WHAT THE TASK ASKS: Print word for word the first line of the listing below and every line after it, through the line with "const yMajor = [0, 1, 2, 3, 4];". Leave out the pictures and the rest.

PROVIDED DATA:
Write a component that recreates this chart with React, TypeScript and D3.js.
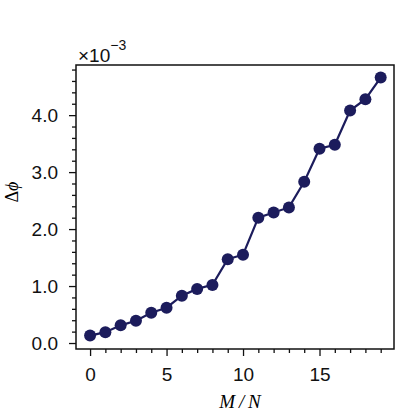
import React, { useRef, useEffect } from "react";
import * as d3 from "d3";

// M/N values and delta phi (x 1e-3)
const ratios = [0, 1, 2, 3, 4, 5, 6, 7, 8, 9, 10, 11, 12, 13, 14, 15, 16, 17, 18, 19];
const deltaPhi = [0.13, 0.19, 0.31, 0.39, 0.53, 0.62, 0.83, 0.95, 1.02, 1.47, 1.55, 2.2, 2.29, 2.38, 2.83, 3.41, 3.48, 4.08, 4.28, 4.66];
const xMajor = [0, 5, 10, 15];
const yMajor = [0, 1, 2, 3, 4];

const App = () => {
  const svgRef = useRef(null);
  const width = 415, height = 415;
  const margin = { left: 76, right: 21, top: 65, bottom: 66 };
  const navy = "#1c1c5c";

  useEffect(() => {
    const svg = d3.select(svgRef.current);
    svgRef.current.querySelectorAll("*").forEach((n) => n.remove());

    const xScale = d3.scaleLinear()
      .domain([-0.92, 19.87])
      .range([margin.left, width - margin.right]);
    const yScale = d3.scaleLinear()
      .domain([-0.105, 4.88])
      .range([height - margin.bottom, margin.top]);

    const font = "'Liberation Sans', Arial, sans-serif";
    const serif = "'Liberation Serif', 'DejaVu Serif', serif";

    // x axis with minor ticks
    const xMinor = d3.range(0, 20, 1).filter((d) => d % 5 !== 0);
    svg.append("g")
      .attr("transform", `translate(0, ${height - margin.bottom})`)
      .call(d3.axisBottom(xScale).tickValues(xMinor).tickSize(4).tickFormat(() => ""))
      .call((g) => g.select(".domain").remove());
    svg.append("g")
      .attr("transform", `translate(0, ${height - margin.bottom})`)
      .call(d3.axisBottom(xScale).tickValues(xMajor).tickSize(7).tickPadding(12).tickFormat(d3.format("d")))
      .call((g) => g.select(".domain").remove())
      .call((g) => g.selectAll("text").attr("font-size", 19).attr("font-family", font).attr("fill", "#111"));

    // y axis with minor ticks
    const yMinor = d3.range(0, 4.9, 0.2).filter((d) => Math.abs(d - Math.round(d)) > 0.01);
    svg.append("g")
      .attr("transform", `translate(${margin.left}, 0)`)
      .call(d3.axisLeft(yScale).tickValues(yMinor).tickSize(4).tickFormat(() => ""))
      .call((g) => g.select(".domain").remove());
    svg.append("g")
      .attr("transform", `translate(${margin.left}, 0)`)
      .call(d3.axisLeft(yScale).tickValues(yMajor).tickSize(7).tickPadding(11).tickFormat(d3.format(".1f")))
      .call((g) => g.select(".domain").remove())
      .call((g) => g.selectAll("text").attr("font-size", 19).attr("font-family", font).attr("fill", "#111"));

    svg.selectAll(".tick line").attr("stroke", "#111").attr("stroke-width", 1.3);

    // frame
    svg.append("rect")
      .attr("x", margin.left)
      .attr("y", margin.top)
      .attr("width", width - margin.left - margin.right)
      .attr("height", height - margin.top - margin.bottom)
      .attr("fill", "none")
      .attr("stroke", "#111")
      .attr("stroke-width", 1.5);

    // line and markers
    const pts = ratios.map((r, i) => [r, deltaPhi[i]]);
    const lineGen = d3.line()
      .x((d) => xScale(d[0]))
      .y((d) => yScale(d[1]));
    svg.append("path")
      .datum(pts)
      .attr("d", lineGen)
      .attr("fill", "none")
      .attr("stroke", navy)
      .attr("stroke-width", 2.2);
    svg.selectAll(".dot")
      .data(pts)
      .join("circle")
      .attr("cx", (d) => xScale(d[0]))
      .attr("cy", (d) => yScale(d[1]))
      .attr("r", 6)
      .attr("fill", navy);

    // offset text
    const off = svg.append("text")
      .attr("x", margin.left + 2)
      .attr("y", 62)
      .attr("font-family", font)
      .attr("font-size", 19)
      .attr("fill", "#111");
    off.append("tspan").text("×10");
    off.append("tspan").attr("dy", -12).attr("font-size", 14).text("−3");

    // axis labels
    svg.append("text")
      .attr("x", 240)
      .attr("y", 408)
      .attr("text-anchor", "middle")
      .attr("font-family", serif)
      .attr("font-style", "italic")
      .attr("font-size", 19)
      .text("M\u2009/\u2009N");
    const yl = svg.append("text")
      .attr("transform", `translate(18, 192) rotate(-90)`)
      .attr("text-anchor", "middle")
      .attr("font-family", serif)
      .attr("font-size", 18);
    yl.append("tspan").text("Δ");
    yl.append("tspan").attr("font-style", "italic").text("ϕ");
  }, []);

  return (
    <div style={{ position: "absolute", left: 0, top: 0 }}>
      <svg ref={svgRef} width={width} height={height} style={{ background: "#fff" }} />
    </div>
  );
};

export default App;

FULL RESPONSE:
Write a component that recreates this chart with React, TypeScript and D3.js.
import React, { useRef, useEffect } from "react";
import * as d3 from "d3";

// M/N values and delta phi (x 1e-3)
const ratios = [0, 1, 2, 3, 4, 5, 6, 7, 8, 9, 10, 11, 12, 13, 14, 15, 16, 17, 18, 19];
const deltaPhi = [0.13, 0.19, 0.31, 0.39, 0.53, 0.62, 0.83, 0.95, 1.02, 1.47, 1.55, 2.2, 2.29, 2.38, 2.83, 3.41, 3.48, 4.08, 4.28, 4.66];
const xMajor = [0, 5, 10, 15];
const yMajor = [0, 1, 2, 3, 4];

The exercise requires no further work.